Jeff Maher, the school system’s chief strategic officer, and Eileen Abel, CSM’s vice president of academic affairs, presented “an idea that’s been percolating for a decade now,” Maher said at a school board meeting on Wednesday.
“This has been on my mind for years … and finally we see it,” board member Mary Washington said.
Cathy Allen, vice chair of the school board, said it’s also been on her mind ever since she saw a presentation about it from another district at a national school board conference about 10 years ago.
Abel said working with first-generation students gives them the ability to impact the entire family. The goal is to accept students who made the choice to join themselves and not because their parents told them.
“The key is getting students who are academically motivated,” Abel said. “And I say motivated, not prepared.”

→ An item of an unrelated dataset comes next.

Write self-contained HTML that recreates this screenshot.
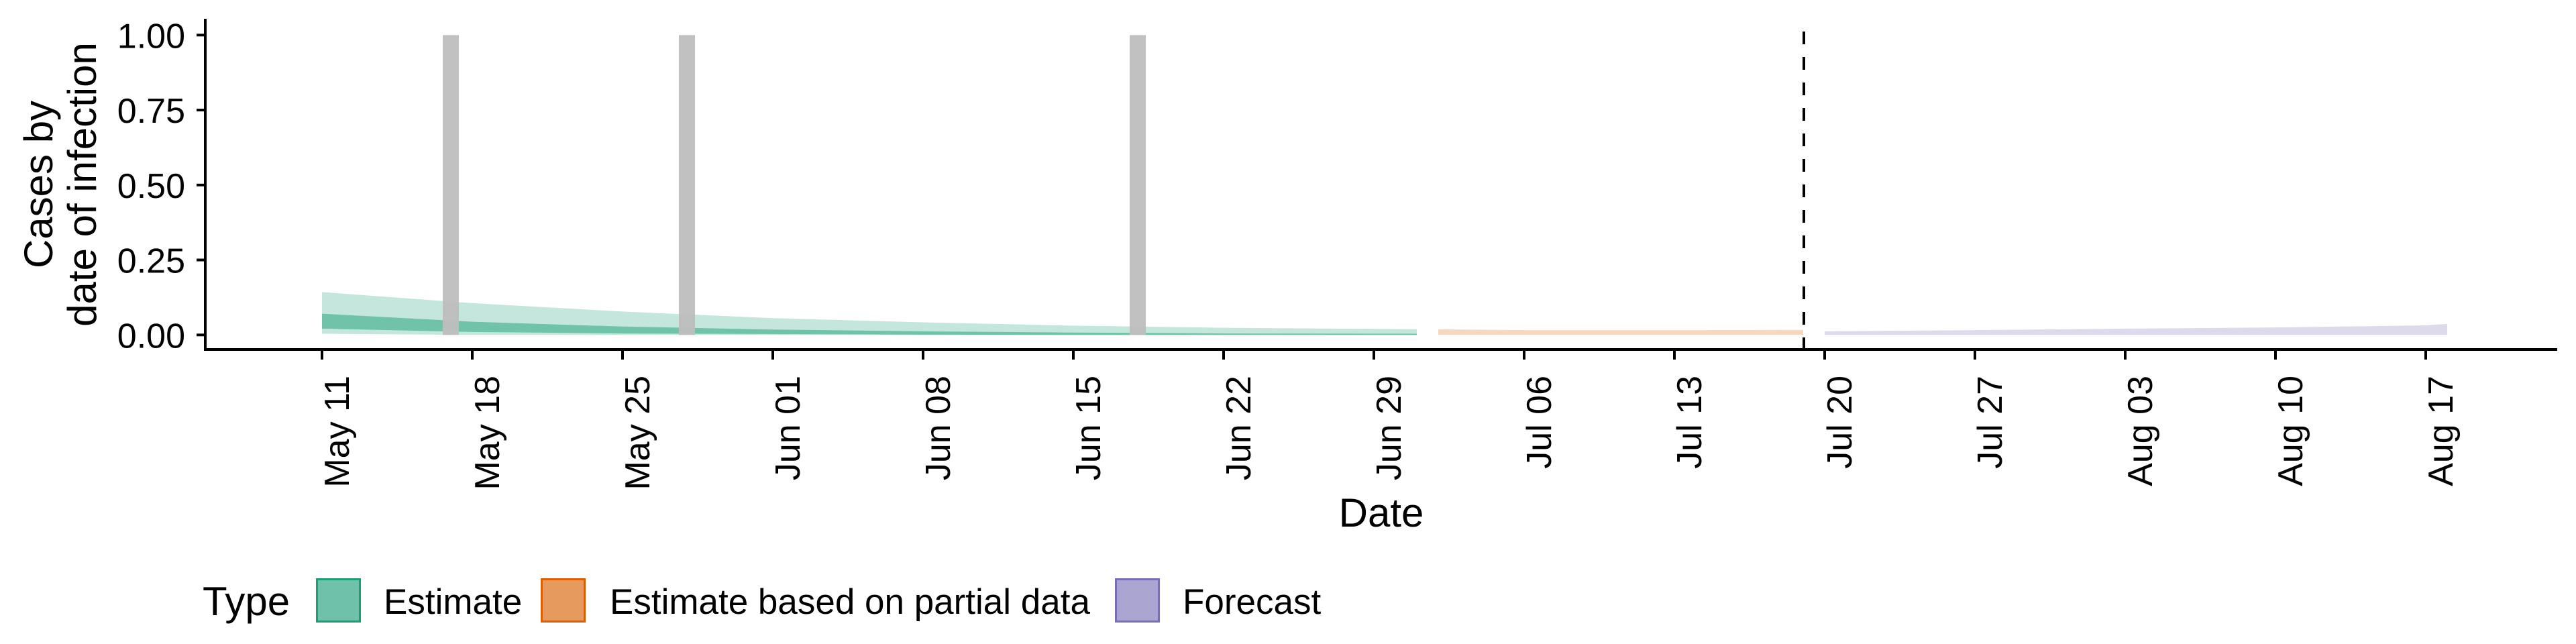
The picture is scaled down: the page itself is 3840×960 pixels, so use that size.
<!DOCTYPE html>
<html><head><meta charset="utf-8"><style>
html,body{margin:0;padding:0;background:#fff;}
svg{display:block;font-family:"Liberation Sans",Arial,sans-serif;}
</style></head><body>
<svg id="chart" width="3840" height="960" viewBox="0 0 3840 960" xmlns="http://www.w3.org/2000/svg">
<g id="ribbons"></g>
<g id="bars"></g>
<line x1="2689" y1="47" x2="2689" y2="521" stroke="#000" stroke-width="4" stroke-dasharray="19 19"/>
<g id="axes"></g>
<text transform="translate(78,275) rotate(-90)" text-anchor="middle" font-size="60">Cases by</text>
<text transform="translate(143,275) rotate(-90)" text-anchor="middle" font-size="60">date of infection</text>
<text x="2059" y="785" text-anchor="middle" font-size="60">Date</text>
<g>
<text x="302" y="917" font-size="60">Type</text>
<rect x="472.5" y="863.5" width="64" height="63" fill="#70c1aa" stroke="#1b9e77" stroke-width="3"/>
<text x="572" y="915" font-size="53">Estimate</text>
<rect x="807.5" y="863.5" width="64" height="63" fill="#e69a5e" stroke="#d95f02" stroke-width="3"/>
<text x="909" y="915" font-size="53">Estimate based on partial data</text>
<rect x="1663.5" y="863.5" width="64" height="63" fill="#aaa6d1" stroke="#7570b3" stroke-width="3"/>
<text x="1763" y="915" font-size="53">Forecast</text>
</g>
</svg>
<script>
// Data (days since May 11)
const estDays = [0, 7, 14, 21, 28, 35, 42, 51];
const estLightLo = [0.004, 0, 0, 0, 0, 0, 0, 0];
const estLightHi = [0.143, 0.106, 0.078, 0.056, 0.042, 0.031, 0.024, 0.019];
const estDarkLo = [0.021, 0.010, 0.005, 0.003, 0.001, 0, 0, 0];
const estDarkHi = [0.071, 0.044, 0.028, 0.018, 0.012, 0.008, 0.005, 0.004];
const partDays = [52, 56, 60, 64, 69];
const partLo = [0, 0, 0, 0, 0];
const partHi = [0.019, 0.016, 0.016, 0.016, 0.017];
const foreDays = [70, 77, 84, 91, 95, 98, 99];
const foreLo = [0, 0, 0, 0, 0, 0, 0];
const foreHi = [0.012, 0.016, 0.021, 0.025, 0.029, 0.032, 0.037];
const barDays = [6, 17, 38];
const barValues = [1, 1, 1];
const tickDays = [0,7,14,21,28,35,42,49,56,63,70,77,84,91,98];
const tickLabels = ["May 11","May 18","May 25","Jun 01","Jun 08","Jun 15","Jun 22","Jun 29","Jul 06","Jul 13","Jul 20","Jul 27","Aug 03","Aug 10","Aug 17"];
const yTicks = [0, 0.25, 0.5, 0.75, 1];
const yTickLabels = ["0.00","0.25","0.50","0.75","1.00"];

const NS = "http://www.w3.org/2000/svg";
function xs(d){ return 480 + d * 32.0; }
function ys(v){ return 499.3 - v * 447; }
function mk(tag, attrs){ const e = document.createElementNS(NS, tag); for (const k in attrs) e.setAttribute(k, attrs[k]); return e; }
function ribbon(days, lo, hi, fill, name){
  let d = "M" + days.map((t,i)=>xs(t)+","+ys(hi[i])).join("L");
  for (let i = days.length-1; i >= 0; i--) d += "L" + xs(days[i]) + "," + ys(lo[i]);
  d += "Z";
  const p = mk("path", {d: d, fill: fill});
  
  
  document.getElementById("ribbons").appendChild(p);
}
ribbon(estDays, estLightLo, estLightHi, "#c4e6dc", "estimate-band-90");
ribbon(estDays, estDarkLo, estDarkHi, "#70c2a9", "estimate-band-50");
ribbon(partDays, partLo, partHi, "#f6d7bf", "partial-band-90");
ribbon(foreDays, foreLo, foreHi, "#dcdaeb", "forecast-band-90");

const bars = document.getElementById("bars");
barDays.forEach((d,i)=>{
  const r = mk("rect", {x: xs(d)-12, y: ys(barValues[i]), width: 24, height: ys(0)-ys(barValues[i]), fill: "#bebebe", "fill-opacity": 0.95});
  
  
  bars.appendChild(r);
});
const ax = document.getElementById("axes");
const yl = mk("line", {x1: 306, y1: 28, x2: 306, y2: 522.5, stroke: "#000", "stroke-width": 4});


ax.appendChild(yl);
const xl = mk("line", {x1: 304, y1: 521, x2: 3812, y2: 521, stroke: "#000", "stroke-width": 4});


ax.appendChild(xl);
yTicks.forEach((v,i)=>{
  const t = mk("line", {x1: 293, x2: 306, y1: ys(v), y2: ys(v), stroke: "#000", "stroke-width": 4});
  
  
  ax.appendChild(t);
  const l = mk("text", {x: 276, y: ys(v) + 19, "text-anchor": "end", "font-size": 52});
  
  
  l.textContent = yTickLabels[i];
  ax.appendChild(l);
});
tickDays.forEach((d,i)=>{
  const x = xs(d);
  const t = mk("line", {x1: x, x2: x, y1: 521, y2: 536, stroke: "#000", "stroke-width": 4});
  
  
  ax.appendChild(t);
  const l = mk("text", {transform: "translate(" + (x + 40) + ",560) rotate(-90)", "text-anchor": "end", "font-size": 52});
  
  
  l.textContent = tickLabels[i];
  ax.appendChild(l);
});
</script>
</body></html>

Some students have obtained their college degree and high school diploma at the same time before, but the school system and community college want to make the process more structured. Maher said students in the Early College/Dual Enrollment Pathway program will take fewer classes, but still meet the credit requirement. He said each class will be about an hour and 20 minutes.
During the 2021-2022 school year, they will select 25 kids, or eight or nine students from each high school, for the program. The freshmen would take graduation-required high school classes like English, geometry, U.S. history and earth and space science in the morning, jump on the bus that takes students to the Dr. James A. Forrest Career and Technology Center, arrive at CSM to take classes like college-level music and Spanish, and return back to campus for electives on Mondays through Thursdays. The coursework will align with CSM’s general studies major.
“It’s designed to be a transfer pathway and not an employment pathway,” Abel said.
The sophomore year would look similar and with each year the high schooler spends more time at CSM. A Friday seminar class will be provided for the cohort to discuss college success strategies and offer tutoring.
“I know Dr. [Maureen] Murphy is excited about this. She talked to me about it several times,” Karin Bailey, chair of the school board, said about CSM’s president.
“We still have some planning to do for criteria for selection,” Maher said. He added they plan to talk to “current seventh-graders who may be perfect applicants” for the first cohort.
This school year, they plan to implement a formal agreement with CSM, establish criteria and courses and identify challenges. In 2020-2021, the plan is to publicize the criteria, promote parent-student communication and add the coursework to the school system’s program of studies. The following year is when they plan to put it in action.
Abel said the timeline gives them room to “work out some of the bugs.”
Allen said some of the elements for the program are already in place, and she suspects the cost to implement it would be minor. She requested Abel and Maher return to the school board after they work out all of the challenges.